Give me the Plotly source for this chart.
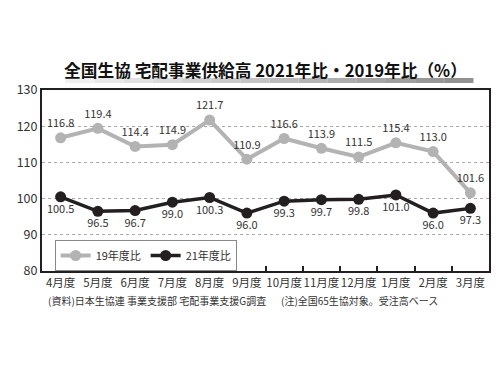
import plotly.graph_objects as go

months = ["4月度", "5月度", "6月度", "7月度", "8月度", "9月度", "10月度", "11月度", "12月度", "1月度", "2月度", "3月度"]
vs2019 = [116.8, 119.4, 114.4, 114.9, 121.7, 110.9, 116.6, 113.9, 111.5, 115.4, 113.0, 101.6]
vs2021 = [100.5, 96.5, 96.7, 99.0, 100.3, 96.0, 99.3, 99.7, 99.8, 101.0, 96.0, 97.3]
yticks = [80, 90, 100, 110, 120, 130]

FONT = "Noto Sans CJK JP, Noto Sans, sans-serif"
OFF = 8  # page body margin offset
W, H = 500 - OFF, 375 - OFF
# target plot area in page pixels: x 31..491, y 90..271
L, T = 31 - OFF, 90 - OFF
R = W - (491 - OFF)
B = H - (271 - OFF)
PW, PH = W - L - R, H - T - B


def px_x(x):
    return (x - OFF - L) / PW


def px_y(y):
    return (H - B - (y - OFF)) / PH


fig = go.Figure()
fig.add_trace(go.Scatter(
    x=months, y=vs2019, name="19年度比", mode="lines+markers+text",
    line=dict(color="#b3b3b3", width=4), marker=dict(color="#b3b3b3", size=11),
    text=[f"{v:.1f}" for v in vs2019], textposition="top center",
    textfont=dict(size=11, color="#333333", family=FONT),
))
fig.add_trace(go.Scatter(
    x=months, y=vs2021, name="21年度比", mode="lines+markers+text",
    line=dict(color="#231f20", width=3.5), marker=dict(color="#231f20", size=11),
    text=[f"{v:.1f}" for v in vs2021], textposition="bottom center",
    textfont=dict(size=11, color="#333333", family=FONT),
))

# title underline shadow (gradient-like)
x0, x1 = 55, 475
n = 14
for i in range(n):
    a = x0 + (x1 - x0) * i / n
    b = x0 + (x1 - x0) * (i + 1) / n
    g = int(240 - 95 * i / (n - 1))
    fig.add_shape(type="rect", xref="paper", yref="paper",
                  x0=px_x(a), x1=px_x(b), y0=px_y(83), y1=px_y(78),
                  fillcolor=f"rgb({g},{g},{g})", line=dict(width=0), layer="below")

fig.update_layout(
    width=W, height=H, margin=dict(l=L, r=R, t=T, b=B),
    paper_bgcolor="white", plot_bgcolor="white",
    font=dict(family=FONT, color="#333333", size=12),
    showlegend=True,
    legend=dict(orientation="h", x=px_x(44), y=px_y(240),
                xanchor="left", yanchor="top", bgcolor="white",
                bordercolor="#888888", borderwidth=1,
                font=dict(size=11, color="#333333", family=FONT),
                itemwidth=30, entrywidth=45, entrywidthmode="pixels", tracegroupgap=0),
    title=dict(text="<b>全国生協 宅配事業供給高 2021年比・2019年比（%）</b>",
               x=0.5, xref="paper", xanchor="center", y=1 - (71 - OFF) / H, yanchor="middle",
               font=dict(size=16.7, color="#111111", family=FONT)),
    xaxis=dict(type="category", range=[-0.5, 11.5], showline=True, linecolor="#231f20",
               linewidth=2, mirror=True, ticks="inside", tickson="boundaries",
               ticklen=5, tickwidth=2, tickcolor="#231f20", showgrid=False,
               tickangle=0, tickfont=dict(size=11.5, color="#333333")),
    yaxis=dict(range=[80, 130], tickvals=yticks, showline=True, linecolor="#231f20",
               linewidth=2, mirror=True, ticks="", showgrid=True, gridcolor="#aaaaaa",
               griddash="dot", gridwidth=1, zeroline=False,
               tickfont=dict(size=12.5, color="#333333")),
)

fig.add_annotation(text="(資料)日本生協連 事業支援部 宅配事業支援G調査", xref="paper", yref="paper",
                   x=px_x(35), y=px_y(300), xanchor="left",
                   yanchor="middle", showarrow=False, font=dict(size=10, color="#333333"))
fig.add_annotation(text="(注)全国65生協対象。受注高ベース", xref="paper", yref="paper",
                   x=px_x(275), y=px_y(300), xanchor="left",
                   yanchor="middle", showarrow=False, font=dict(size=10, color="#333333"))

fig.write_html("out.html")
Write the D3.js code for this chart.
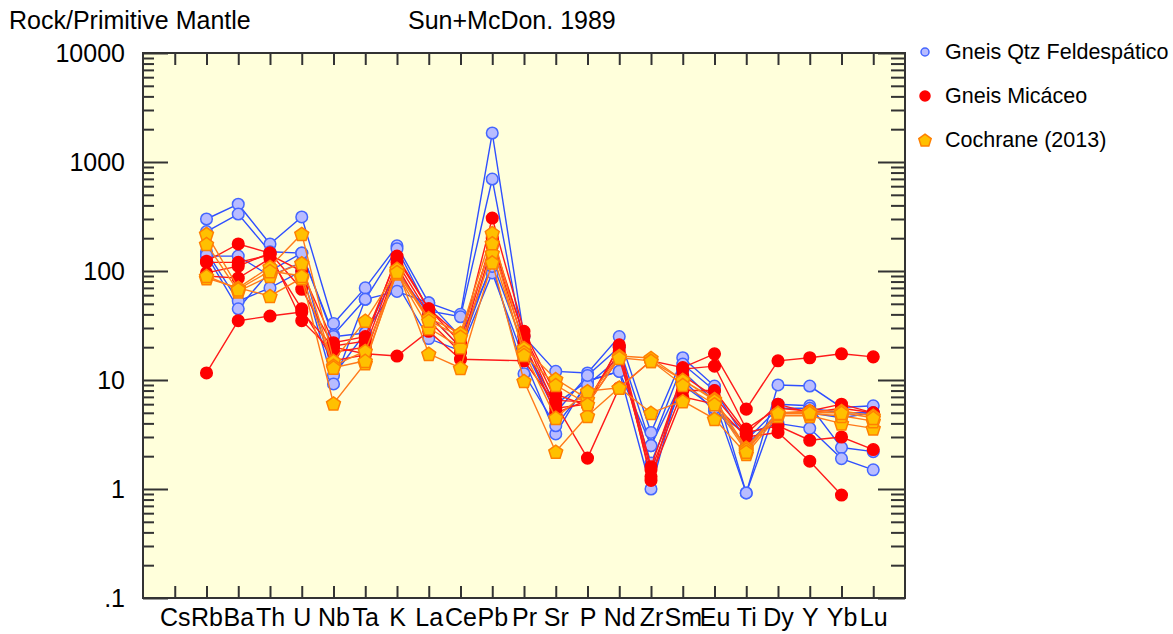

* * *

__Prompt__
Quote only what lies between the first line of the records and the line containing "import plotly.graph_objects as go", please, including both lines and excluding images.

__Solution for this exercise__
Give me the Plotly source for this chart.
import plotly.graph_objects as go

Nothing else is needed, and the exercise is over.